For owners likely to occasionally take to the track, both variants are available with an extra cost 'Fiorano Performance Pack', which adds weight-saving panels, a larger rear spoiler, stickier tyres and passive Multimatic dampers. The pack also adds carbon aerodynamic devices on the nose, said to increase front downforce by up to 20kg. Use of carbon fibre in this pack contributes to an overall weight saving of 12kg - or 15kg if you pay for the optional Lexan rear engine cover. With this pack, you can also order an exterior graphics package inspired by that seen on the 250LM back in the 1960s. Those who will spend more of their time on a circuit may want to wait for the rumoured track-focused 'Pista' variant, which is expected to appear in the future.

Cost of Ownership

It seems very strange to be talking about Ferrari - any Ferrari - with a combined cycle fuel figure of 44.1mpg and a CO2 reading of 149g/km. These figures are of course artificially inflated by the 7.45kWh battery's provision of 15 miles of EV-only driving range. But they provide for a (slightly) more affordable 34% BiK tax band than you'd normally expect for a supercar. That driving range figure is 4 miles down on that of a rival McLaren Artura Plug-in Hybrid. And that McLaren provides better efficiency stats too - up to 61.5mpg and 104g/km of CO2. But the difference between the two cars is unlikely to be a deal breaker if you've decided you really want this 296 GTB.

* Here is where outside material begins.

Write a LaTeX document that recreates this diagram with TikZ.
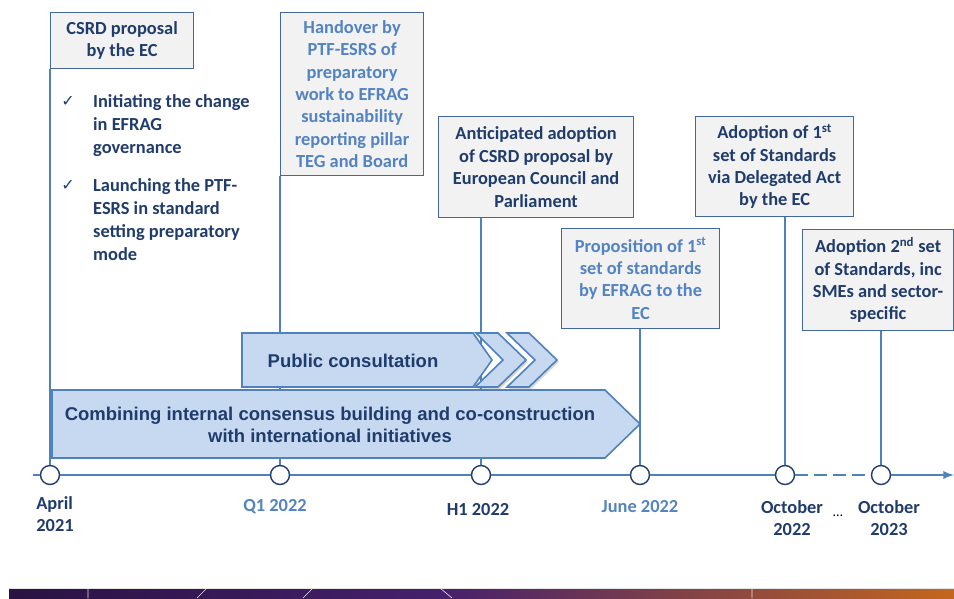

Ferrari's warranty is only three years, but it does cover you for an unlimited mileage. Servicing will be expensive because parts are very pricey. And if you're tempted to go showboating on track days, remember that tyre replacement costs will be huge. All of which will be forgiven when the time comes to sell; expect exceptionally good residuals; after all, who wouldn't want a well looked after 296 GTB?

Summary

Any residual disapproval you might be feeling towards the idea of a Ferrari Plug-in Hybrid is likely to evaporate pretty quickly behind the wheel of a 296 GTB. In real-world driving, it'd be quicker than an SF90. And the F8 Tributo's two extra cylinders aren't enough to match this 296 model's extra e-power. A better comparison to make is with the other Plug-in Hybrid supercar in this sector, the McLaren Artura. That's quite a lot cheaper, but it also has quite a lot less power and, let's face it, isn't a Ferrari.

If it had been half this good, the 296 GTB could have traded on that famous badge and sold out just as easily. But it's actually a triumph, proof that great sports cars are still being created in this electrified era.